# Short problem:
Write out the material again exactly, please, and omit the pictures.

# Data shown:
* * *
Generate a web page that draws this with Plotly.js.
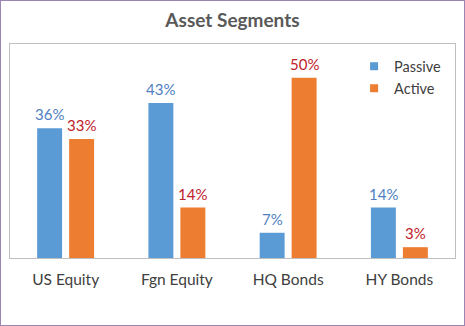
<!DOCTYPE html>
<html>
<head>
<meta charset="utf-8">
<script src="https://cdn.plot.ly/plotly-3.0.1.min.js"></script>
<style>
html,body{margin:0;padding:0;background:#fff;}
#chart{width:463px;height:324px;border:1px solid #9b86b3;}
</style>
</head>
<body>
<div id="chart"></div>
<script>
const categories = ["US Equity", "Fgn Equity", "HQ Bonds", "HY Bonds"];
const passive = [36, 43, 7, 14];
const active = [33, 14, 50, 3];
const seriesNames = ["Passive", "Active"];
const colors = ["#5b9bd5", "#ed7d31"];
const labelColors = ["#4f7fbf", "#c0202a"];

const fontFam = "Lato, 'Open Sans', sans-serif";
const series = [passive, active];
const traces = [];
series.forEach((vals, s) => {
  traces.push({type: "bar", name: seriesNames[s], x: categories, y: vals,
    marker: {color: colors[s]}, showlegend: false});
});
series.forEach((vals, s) => {
  traces.push({type: "scatter", mode: "markers", name: seriesNames[s], x: [null], y: [null],
    marker: {color: colors[s], symbol: "square", size: 8}, showlegend: true});
});
const annotations = [];
series.forEach((vals, s) => {
  vals.forEach((v, i) => {
    annotations.push({x: categories[i], y: v, xref: "x", yref: "y",
      text: v + "%", showarrow: false, xanchor: "center", yanchor: "bottom",
      xshift: s === 0 ? -16 : 16, yshift: 3,
      font: {size: 15, color: labelColors[s], family: fontFam}});
  });
});
const layout = {
  width: 463, height: 324,
  margin: {l: 9, r: 9, t: 43, b: 67},
  paper_bgcolor: "#fff", plot_bgcolor: "#fff",
  font: {family: fontFam, color: "#404040"},
  title: {text: "<b>Asset Segments</b>", x: 0.5, xanchor: "center", y: 0.94, yanchor: "middle",
          font: {size: 19, color: "#595959", family: fontFam}},
  bargap: 0.425, bargroupgap: 0.22, barmode: "group",
  showlegend: true,
  annotations: annotations,
  legend: {x: 0.98, xanchor: "right", y: 0.97, yanchor: "top", bgcolor: "rgba(0,0,0,0)",
           font: {size: 14.5, color: "#404040"}, itemwidth: 30, tracegroupgap: 0},
  xaxis: {showline: true, mirror: true, linecolor: "#bfbfbf", linewidth: 1,
          tickfont: {size: 15.5, color: "#404040"}, ticks: "", ticklabelstandoff: 7, fixedrange: true},
  yaxis: {range: [0, 59.4], showline: true, mirror: true, linecolor: "#bfbfbf",
          showgrid: false, showticklabels: false, zeroline: false, ticks: ""}
};
Plotly.newPlot("chart", traces, layout, {displayModeBar: false, staticPlot: true});
</script>
</body>
</html>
* * *
# Right answer:
Generate a web page that draws this with Plotly.js.
<!DOCTYPE html>
<html>
<head>
<meta charset="utf-8">
<script src="https://cdn.plot.ly/plotly-3.0.1.min.js"></script>
<style>
html,body{margin:0;padding:0;background:#fff;}
#chart{width:463px;height:324px;border:1px solid #9b86b3;}
</style>
</head>
<body>
<div id="chart"></div>
<script>
const categories = ["US Equity", "Fgn Equity", "HQ Bonds", "HY Bonds"];
const passive = [36, 43, 7, 14];
const active = [33, 14, 50, 3];
const seriesNames = ["Passive", "Active"];
const colors = ["#5b9bd5", "#ed7d31"];
const labelColors = ["#4f7fbf", "#c0202a"];

const fontFam = "Lato, 'Open Sans', sans-serif";
const series = [passive, active];
const traces = [];
series.forEach((vals, s) => {
  traces.push({type: "bar", name: seriesNames[s], x: categories, y: vals,
    marker: {color: colors[s]}, showlegend: false});
});
series.forEach((vals, s) => {
  traces.push({type: "scatter", mode: "markers", name: seriesNames[s], x: [null], y: [null],
    marker: {color: colors[s], symbol: "square", size: 8}, showlegend: true});
});
const annotations = [];
series.forEach((vals, s) => {
  vals.forEach((v, i) => {
    annotations.push({x: categories[i], y: v, xref: "x", yref: "y",
      text: v + "%", showarrow: false, xanchor: "center", yanchor: "bottom",
      xshift: s === 0 ? -16 : 16, yshift: 3,
      font: {size: 15, color: labelColors[s], family: fontFam}});
  });
});
const layout = {
  width: 463, height: 324,
  margin: {l: 9, r: 9, t: 43, b: 67},
  paper_bgcolor: "#fff", plot_bgcolor: "#fff",
  font: {family: fontFam, color: "#404040"},
  title: {text: "<b>Asset Segments</b>", x: 0.5, xanchor: "center", y: 0.94, yanchor: "middle",
          font: {size: 19, color: "#595959", family: fontFam}},
  bargap: 0.425, bargroupgap: 0.22, barmode: "group",
  showlegend: true,
  annotations: annotations,
  legend: {x: 0.98, xanchor: "right", y: 0.97, yanchor: "top", bgcolor: "rgba(0,0,0,0)",
           font: {size: 14.5, color: "#404040"}, itemwidth: 30, tracegroupgap: 0},
  xaxis: {showline: true, mirror: true, linecolor: "#bfbfbf", linewidth: 1,
          tickfont: {size: 15.5, color: "#404040"}, ticks: "", ticklabelstandoff: 7, fixedrange: true},
  yaxis: {range: [0, 59.4], showline: true, mirror: true, linecolor: "#bfbfbf",
          showgrid: false, showticklabels: false, zeroline: false, ticks: ""}
};
Plotly.newPlot("chart", traces, layout, {displayModeBar: false, staticPlot: true});
</script>
</body>
</html>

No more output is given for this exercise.